Applesauce Cake with Caramel Glaze
Applesauce Cake with Caramel Glaze
This comforting applesauce cake with caramel glaze from Merrill Stubbs and TheRunawaySpoon is super-easy to put together and is tender, spiced, and just slightly sweet.



  • Unsalted butter, for the pan
  • 2 cups all-purpose flour, plus more for the pan
  • 2 teaspoons ground cinnamon
  • 1 1/2 teaspoons baking soda
  • 1 teaspoon ground ginger
  • 1 teaspoon kosher salt
  • 1/4 teaspoon finely ground black pepper
  • 1/4 teaspoon ground allspice
  • 2 large eggs
  • 1 cup granulated sugar
  • 1/2 cup packed light brown sugar
  • 1 1/2 cups unsweetened applesauce
  • 2/3 cup vegetable oil
  • 1 teaspoon pure vanilla extract

Caramel Glaze

  • 1/2 cup packed light brown sugar
  • 1/3 cup heavy cream, plus more as needed
  • 4 tablespoons unsalted butter, cut into chunks
  • 1/4 teaspoon kosher salt
  • 3/4 cup sifted powdered sugar, plus more as needed


  1. Make the cake: Heat the oven to 350°F. Butter and flour a 12-cup Bundt pan. In a medium bowl, sift together the flour, cinnamon, baking soda, ginger, salt, black pepper, and allspice. In a large bowl or the bowl of a stand mixer, beat the eggs, granulated sugar, and brown sugar until light and airy. Mix in the applesauce, oil, and vanilla until smooth.
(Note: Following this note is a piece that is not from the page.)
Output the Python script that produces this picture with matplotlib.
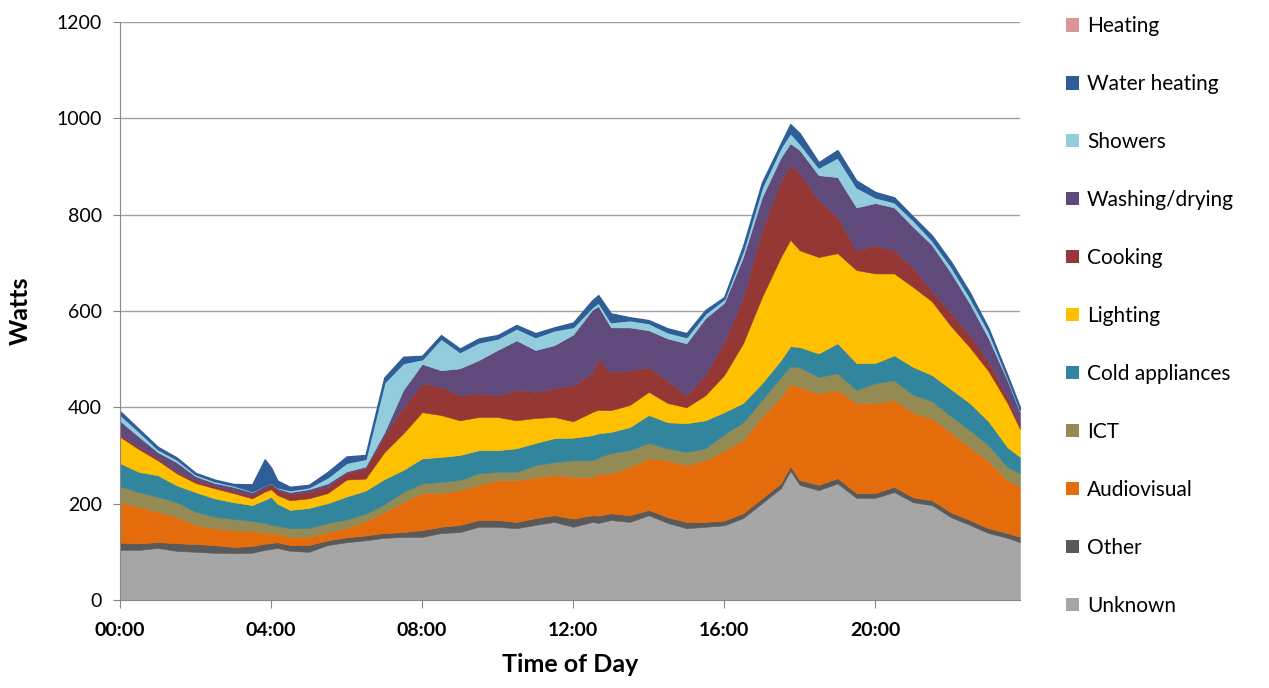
import matplotlib.pyplot as plt
import numpy as np

plt.rcParams['font.family'] = ['Lato', 'DejaVu Sans']

# time of each reading (HH:MM)
times = ["00:00", "00:30", "01:00", "01:30", "02:00", "02:30", "03:00", "03:30",
         "03:50", "04:00", "04:10",
         "04:30", "05:00", "05:30", "06:00", "06:30", "07:00", "07:30", "08:00",
         "08:30", "09:00", "09:30", "10:00", "10:30", "11:00", "11:30", "12:00", "12:30",
         "12:40",
         "13:00", "13:30", "14:00", "14:30", "15:00", "15:30", "16:00", "16:30", "17:00", "17:30",
         "17:45",
         "18:00", "18:30", "19:00", "19:30", "20:00", "20:30", "21:00", "21:30", "22:00",
         "22:30", "23:00", "23:30",
         "23:50"]

unknown = [104, 104, 108, 102, 100, 98, 97, 98, 104, 106, 108,
           102, 100, 114, 120, 124, 129, 131, 131, 139, 141, 152, 152, 149, 156, 162, 152, 162,
           160,
           166, 162, 176, 160, 149, 152, 155, 170, 201, 232,
           268,
           239, 228, 242, 212, 212, 224, 203, 197, 172, 156, 139, 129,
           120]
other = [15, 14, 12, 16, 16, 16, 13, 14, 13, 12, 12,
         12, 14, 10, 10, 10, 10, 10, 14, 13, 15, 14, 14, 13, 14, 14, 17, 14,
         15,
         14, 14, 11, 12, 13, 10, 10, 10, 10, 10,
         10,
         10, 11, 11, 10, 10, 11, 10, 10, 10, 10, 10, 10,
         11]
audiovisual = [84, 75, 63, 54, 40, 35, 35, 31, 23, 21, 18,
               17, 17, 17, 20, 29, 43, 62, 77, 70, 72, 73, 83, 87, 85, 83, 87, 79,
               87,
               83, 100, 107, 118, 118, 128, 145, 152, 169, 179,
               170,
               193, 190, 183, 187, 187, 180, 176, 170, 166, 151, 139, 110,
               104]
ict = [33, 31, 31, 31, 27, 24, 23, 21, 20, 17, 16,
       18, 18, 19, 17, 16, 17, 21, 20, 23, 21, 24, 17, 17, 25, 27, 34, 35,
       34,
       42, 35, 32, 25, 27, 25, 34, 37, 35, 42,
       37,
       41, 34, 35, 27, 41, 41, 37, 36, 34, 36, 33, 27,
       28]
cold = [48, 42, 45, 35, 41, 38, 35, 33, 48, 58, 46,
        38, 42, 41, 48, 48, 52, 46, 52, 52, 52, 48, 45, 49, 46, 50, 47, 52,
        50,
        44, 48, 58, 54, 60, 58, 46, 40, 35, 35,
        42,
        42, 49, 62, 56, 42, 52, 58, 54, 56, 56, 50, 41,
        34]
lighting = [55, 47, 31, 25, 19, 21, 19, 14, 17, 16, 18,
            20, 20, 21, 35, 25, 56, 76, 96, 87, 72, 69, 69, 58, 52, 44, 34, 48,
            49,
            45, 46, 48, 40, 33, 52, 77, 124, 179, 214,
            221,
            201, 200, 187, 193, 186, 170, 166, 153, 131, 116, 104, 92,
            58]
cooking = [4, 5, 5, 3, 6, 5, 4, 7, 8, 9, 10,
           13, 13, 13, 14, 21, 34, 54, 60, 58, 52, 49, 45, 63, 54, 60, 75, 81,
           105,
           79, 72, 51, 47, 25, 42, 69, 96, 139, 159,
           155,
           160, 118, 75, 41, 58, 48, 40, 21, 28, 25, 21, 12,
           10]
washing = [29, 21, 12, 20, 8, 6, 9, 6, 4, 3, 4,
           4, 6, 7, 3, 4, 7, 36, 40, 35, 56, 69, 94, 103, 87, 89, 105, 131,
           110,
           93, 89, 77, 87, 108, 118, 81, 83, 68, 48,
           45,
           48, 52, 83, 89, 88, 89, 85, 96, 83, 66, 47, 35,
           25]
showers = [13, 11, 6, 6, 4, 4, 3, 2, 1, 1, 2,
           4, 4, 13, 18, 16, 104, 56, 10, 66, 34, 37, 24, 25, 27, 31, 16, 6,
           8,
           11, 15, 15, 13, 13, 10, 8, 14, 21, 21,
           22,
           14, 16, 41, 42, 12, 11, 14, 10, 13, 13, 15, 6,
           5]
water_heating = [7, 5, 5, 4, 3, 3, 3, 14, 54, 32, 14,
                 7, 5, 11, 13, 8, 10, 13, 7, 7, 7, 8, 7, 7, 8, 6, 9, 14,
                 15,
                 18, 6, 6, 8, 8, 7, 4, 9, 10, 8,
                 18,
                 21, 11, 15, 14, 11, 10, 7, 10, 10, 10, 6, 5,
                 5]
heating = [0] * len(times)

labels = ["Unknown", "Other", "Audiovisual", "ICT", "Cold appliances", "Lighting",
          "Cooking", "Washing/drying", "Showers", "Water heating", "Heating"]
colors = ["#A6A6A6", "#595959", "#E46C0A", "#948A54", "#31859C", "#FFC000",
          "#953735", "#604A7B", "#93CDDD", "#2F5D97", "#D99694"]

hours = [int(t[:2]) + int(t[3:]) / 60 for t in times]

fig = plt.figure(figsize=(12.69, 6.88), dpi=100)
ax = fig.add_axes([120 / 1269, 1 - 600 / 688, 900 / 1269, 578 / 688])

polys = ax.stackplot(hours, unknown, other, audiovisual, ict, cold, lighting, cooking,
                     washing, showers, water_heating, heating,
                     labels=labels, colors=colors, edgecolor="face", linewidth=0.4)
# heating is flat zero, keep its edge from drawing a pink line on top
polys[-1].set_linewidth(0)
# dark outline along the top like the original
polys[-2].set_edgecolor("#2F5D97")
polys[-2].set_linewidth(1.0)

ax.set_xlim(0, hours[-1])
ax.set_ylim(0, 1200)
ax.set_yticks(np.arange(0, 1201, 200))
ax.set_xticks([0, 4, 8, 12, 16, 20])
ax.set_xticklabels(["00:00", "04:00", "08:00", "12:00", "16:00", "20:00"],
                   fontweight="bold", fontsize=14)
ax.tick_params(axis="y", labelsize=14, length=5, color="#888888", pad=8)
ax.tick_params(axis="x", length=6, color="#888888", pad=10)
ax.yaxis.grid(True, color="#A0A0A0", linewidth=1)
ax.set_axisbelow(True)
for s in ["top", "right"]:
    ax.spines[s].set_visible(False)
for s in ["left", "bottom"]:
    ax.spines[s].set_color("#888888")

ax.set_ylabel("Watts", fontsize=18, fontweight="bold", labelpad=18)
ax.set_xlabel("Time of Day", fontsize=18, fontweight="bold", labelpad=10)

handles = polys[::-1]
leg = fig.legend(handles, labels[::-1], loc="upper left",
                 bbox_to_anchor=(1058 / 1269, 1 - 8 / 688),
                 frameon=False, fontsize=15, handlelength=0.6, handleheight=0.6,
                 handletextpad=0.4, labelspacing=1.82, borderaxespad=0)
for h in leg.legend_handles:
    h.set_linewidth(0)

fig.savefig("out.png", dpi=100)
  2. Using a spatula, fold in the dry ingredients, being careful not to overmix. Pour the batter into the prepared pan and bake for about 45 minutes, until a tester inserted into the center of the cake comes out clean. Let cool for 10 minutes in the pan set on a wire rack before turning it out and letting it cool completely on the rack—make sure the cake isn't at all warm before you make the glaze.
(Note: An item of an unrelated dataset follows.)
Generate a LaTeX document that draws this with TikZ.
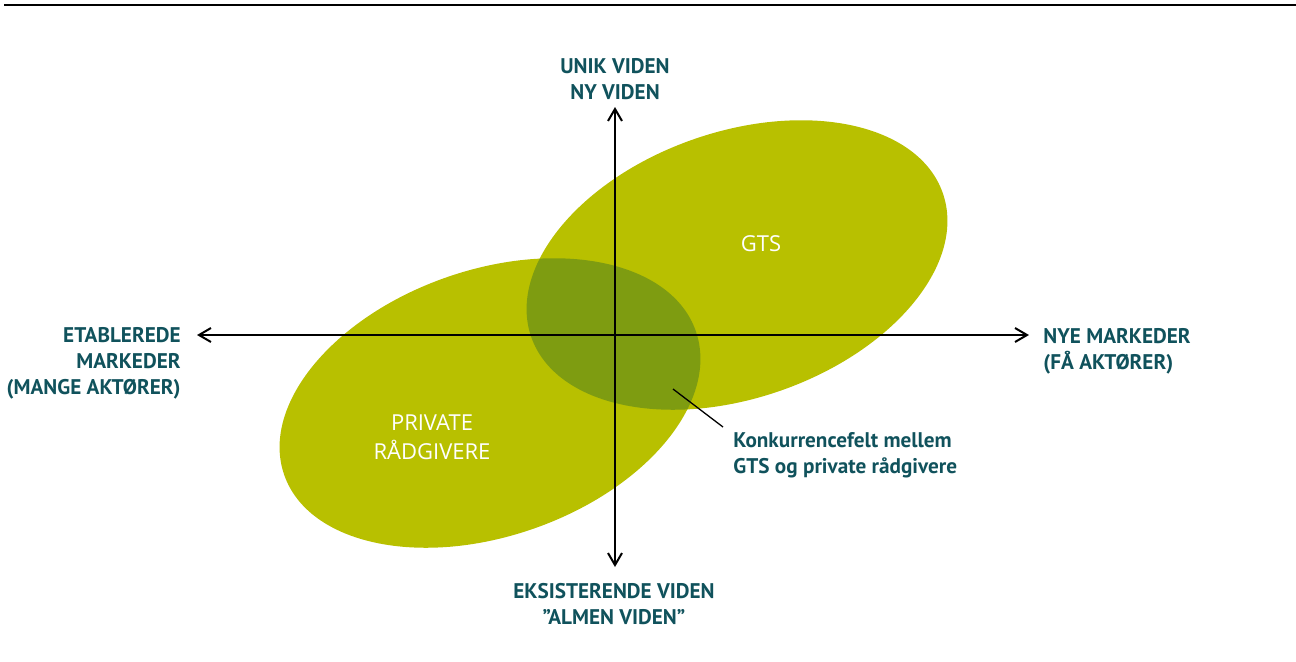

  3. Make the glaze: If desired, place a piece of foil or parchment under the wire rack to catch any drips before you start the glaze. In a medium saucepan, combine the brown sugar, cream, butter, and salt and set over medium heat. Bring to a full rolling boil, stirring constantly, and boil for 1 minute exactly. Remove from the heat.
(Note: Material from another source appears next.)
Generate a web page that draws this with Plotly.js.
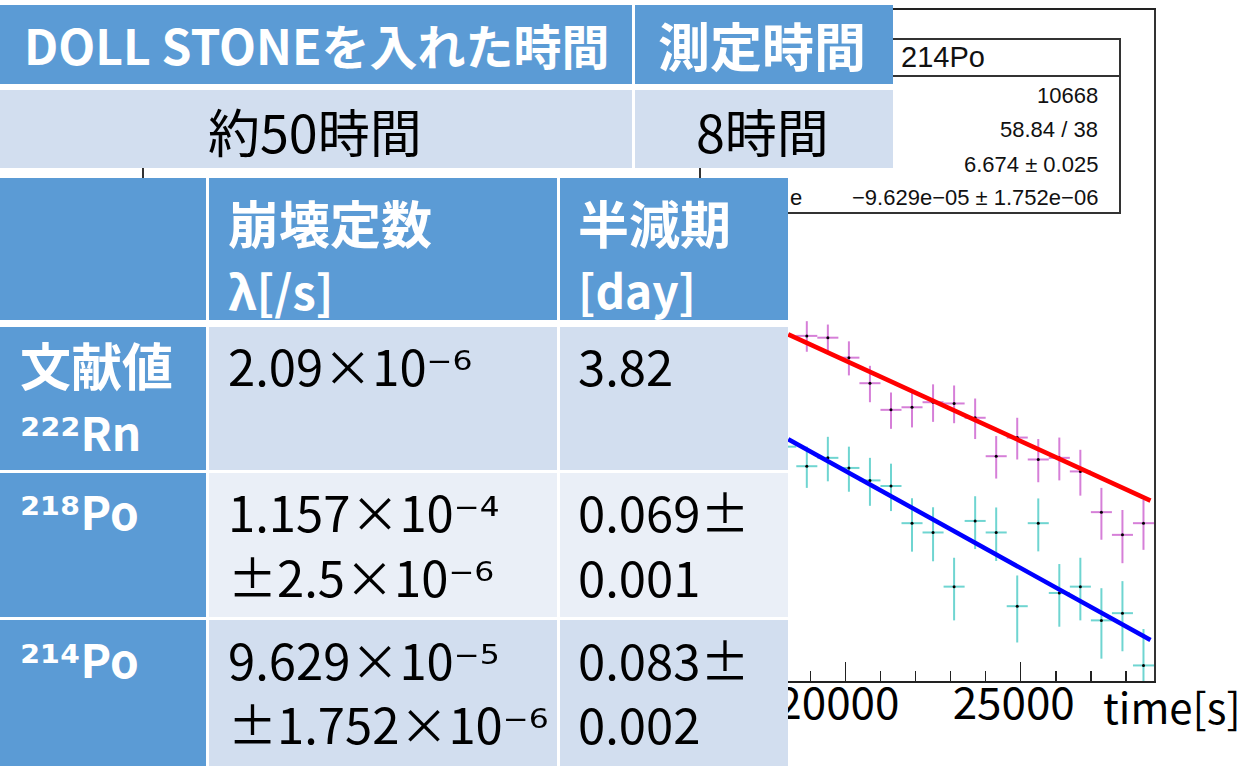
<!DOCTYPE html>
<html><head><meta charset="utf-8">
<script src="https://cdn.plot.ly/plotly-3.0.1.min.js"></script>
<style>html,body{margin:0;padding:0;background:#fff;overflow:hidden}#chart{width:1246px;height:766px}</style>
</head><body><div id="chart"></div>
<script>
// ---------------- data ----------------
const binWidth = 600; // s
const po218Time = [18900,19500,20100,20700,21300,21900,22500,23100,23700,24300,24900,25500,26100,26700,27300,27900,28500];
const po218Counts = [225,223,202,178,156,158,162,161,150,124,136,122,123,115,94,84,89];
const po218Err = [17,15,17,16,14,15,15,15,15,13,14,13,13,13,12,11,11];

const po214Time = [18300,18900,19500,20100,20700,21300,21900,22500,23100,23700,24300,24900,25500,26100,26700,27300,27900,28500];
const po214Counts = [130,118,123,117,110,107,89,85,65,90,85,59,89,63,65,55,57,44];
const po214Err = [12,12,13.5,13,13,12.5,11.7,11.3,10,11.7,11.2,9.7,11.6,9.7,10,9.5,9.8,8.7];

// fitted exponentials (straight on the log axis), visible part
const fit218Time = [18370, 28700];
const fit218Value = [226.7, 99.5];
const fit214Time = [18370, 28700];
const fit214Value = [134.9, 49.9];

const xTickVals = [20000, 25000];
const xTickText = ['20000', '25000'];
const xAxisTitle = 'time[s]';

const statsTitle = '214Po';
const statsRows = ['10668', '58.84 / 38', '6.674 ± 0.025', '\u22129.629e\u221205 ± 1.752e\u221206'];
const statsLabelTail = 'e';

const topHeader = ['DOLL STONEを入れた時間', '測定時間'];
const topValues = ['約50時間', '8時間'];

const colHeader1 = ['崩壊定数', 'λ[/s]'];
const colHeader2 = ['半減期', '[day]'];
const rowHeads = [['文献値', '²²²Rn'], ['²¹⁸Po'], ['²¹⁴Po']];
const lambdaText = [['2.09×10⁻⁶'], ['1.157×10⁻⁴', '±2.5×10⁻⁶'], ['9.629×10⁻⁵', '±1.752×10⁻⁶']];
const halfLifeText = [['3.82'], ['0.069±', '0.001'], ['0.083±', '0.002']];

// ---------------- geometry ----------------
const W = 1246, H = 766;
const M = {l: 144, r: 92, t: 10, b: 85};
const PW = W - M.l - M.r, PH = H - M.t - M.b;
const px = x => (x - M.l) / PW;
const py = y => (H - M.b - y) / PH;

const BLUE = '#5B9BD5', LIGHT1 = '#D2DEEF', LIGHT2 = '#EAEFF7';
const JP = 'Noto Sans CJK JP';

const shapes = [];
function rect(x0, y0, x1, y1, fill, line) {
  shapes.push({type: 'rect', xref: 'paper', yref: 'paper', layer: 'above',
    x0: px(x0), x1: px(x1), y0: py(y1), y1: py(y0),
    fillcolor: fill || 'rgba(0,0,0,0)', opacity: 1,
    line: line || {width: 0}});
}
function hline(x0, x1, y, color, w) {
  shapes.push({type: 'line', xref: 'paper', yref: 'paper', layer: 'above',
    x0: px(x0), x1: px(x1), y0: py(y), y1: py(y), line: {color: color, width: w}});
}

// stats box (its left part is hidden under the tables)
rect(700, 39, 1120, 213, '#ffffff', {color: '#333', width: 2});
hline(700, 1120, 76, '#333', 2);

// top table (white cell borders)
rect(0, 5, 893, 168, '#ffffff');
rect(0, 5, 632, 84, BLUE);
rect(635, 5, 893, 84, BLUE);
rect(0, 90, 632, 168, LIGHT1);
rect(635, 90, 893, 168, LIGHT1);

// second table
rect(0, 178, 788, 766, '#ffffff');
const cols = [[0, 206], [209, 557], [560, 788]];
const rows = [[178, 320], [327, 470], [473, 617], [620, 766]];
const bodyFill = [LIGHT1, LIGHT2, LIGHT1];
cols.forEach(c => rect(c[0], rows[0][0], c[1], rows[0][1], BLUE));
for (let r = 1; r < rows.length; r++) {
  rect(cols[0][0], rows[r][0], cols[0][1], rows[r][1], BLUE);
  rect(cols[1][0], rows[r][0], cols[1][1], rows[r][1], bodyFill[r - 1]);
  rect(cols[2][0], rows[r][0], cols[2][1], rows[r][1], bodyFill[r - 1]);
}

const annotations = [];
function ann(text, x, y, o) {
  o = o || {};
  annotations.push({text: text, xref: 'paper', yref: 'paper', x: px(x), y: py(y),
    xanchor: o.xa || 'left', yanchor: 'middle', showarrow: false,
    font: {family: o.family || JP, size: o.size || 48, color: o.color || '#000'}});
}
const b = t => '<b>' + t + '</b>';
// superscript characters drawn from one font so they match each other
const sup = t => t.replace(/[⁰¹²³⁴⁵⁶⁷⁸⁹⁻]+/g, m => '<span style="font-family:DejaVu Sans">' + m + '</span>');

// top table text
ann(b(topHeader[0]), 316, 44, {xa: 'center', color: '#fff', size: 48});
ann(b(topHeader[1]), 762, 44, {xa: 'center', color: '#fff', size: 52});
ann(topValues[0], 315, 130, {xa: 'center', size: 52});
ann(topValues[1], 762, 130, {xa: 'center', size: 52});

// table 2 header
ann(b(colHeader1[0]), 226, 222, {color: '#fff', size: 51});
ann(b(colHeader1[1]), 226, 289, {color: '#fff', size: 47});
ann(b(colHeader2[0]), 576, 222, {color: '#fff', size: 51});
ann(b(colHeader2[1]), 576, 289, {color: '#fff', size: 46});

// row heads and values
const headY = [[364, 431], [510], [658]];
const headSize = [[51, 46], [46], [46]];
const valueY = [[364], [510, 575], [658, 723]];
rowHeads.forEach((lines, i) => lines.forEach((t, j) => ann(b(sup(t)), 18, headY[i][j], {color: '#fff', size: headSize[i][j]})));
lambdaText.forEach((lines, i) => lines.forEach((t, j) => ann(sup(t), 226, valueY[i][j], {size: 49})));
halfLifeText.forEach((lines, i) => lines.forEach((t, j) => ann(t, 576, valueY[i][j], {size: 49})));

// stats text
const LS = 'Liberation Sans';
ann(statsTitle, 899, 57, {family: LS, size: 29, color: '#111'});
const statsY = [95, 129, 164, 198];
statsRows.forEach((t, i) => ann(t, 1100, statsY[i], {xa: 'right', family: LS, size: 22, color: '#111'}));
ann(statsLabelTail, 788, 198, {family: LS, size: 22, color: '#111'});

// axis title
ann(xAxisTitle, 1243, 705, {xa: 'right', size: 42});

// ---------------- traces ----------------
const traces = [
  {type: 'scatter', mode: 'markers', x: po218Time, y: po218Counts,
   marker: {color: '#000', size: 3},
   error_y: {type: 'data', array: po218Err, color: '#D67FD8', thickness: 2, width: 0},
   error_x: {type: 'constant', value: binWidth / 2, color: '#D67FD8', thickness: 2, width: 0},
   hoverinfo: 'skip', showlegend: false},
  {type: 'scatter', mode: 'markers', x: po214Time, y: po214Counts,
   marker: {color: '#000', size: 3},
   error_y: {type: 'data', array: po214Err, color: '#6FD5D1', thickness: 2, width: 0},
   error_x: {type: 'constant', value: binWidth / 2, color: '#6FD5D1', thickness: 2, width: 0},
   hoverinfo: 'skip', showlegend: false},
  {type: 'scatter', mode: 'lines', x: fit218Time, y: fit218Value,
   line: {color: '#FF0000', width: 4.5}, hoverinfo: 'skip', showlegend: false},
  {type: 'scatter', mode: 'lines', x: fit214Time, y: fit214Value,
   line: {color: '#0000FF', width: 4.5}, hoverinfo: 'skip', showlegend: false}
];

const layout = {
  width: W, height: H, margin: M,
  paper_bgcolor: '#fff', plot_bgcolor: '#fff', showlegend: false,
  xaxis: {range: [0, 28800], showgrid: false, zeroline: false,
    showline: true, mirror: true, linecolor: '#222', linewidth: 2,
    tickmode: 'array', tickvals: xTickVals, ticktext: xTickText,
    ticks: 'inside', ticklen: 19, tickwidth: 1.5, tickcolor: '#222',
    ticklabelstandoff: -17, ticklabelshift: -7,
    minor: {ticks: 'inside', ticklen: 10, dtick: 1000, tick0: 0, tickcolor: '#222', tickwidth: 1.5},
    tickfont: {family: JP, size: 44, color: '#000'}},
  yaxis: {type: 'log', range: [1.610, 3.053], showgrid: false, zeroline: false,
    showline: true, mirror: true, linecolor: '#333', linewidth: 2,
    showticklabels: false, ticks: ''},
  shapes: shapes, annotations: annotations
};

Plotly.newPlot('chart', traces, layout, {displayModeBar: false, staticPlot: true});
</script></body></html>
  4. Let cool for a couple of minutes, then gradually whisk in the powdered sugar until you have a thick but pourable consistency (you may not need all of the sugar). If the mixture seems too thick, add a splash of cream to thin it out a little. Immediately pour the glaze over the cake, moving slowly and evenly to cover as much surface area as possible. Let the glaze set before serving.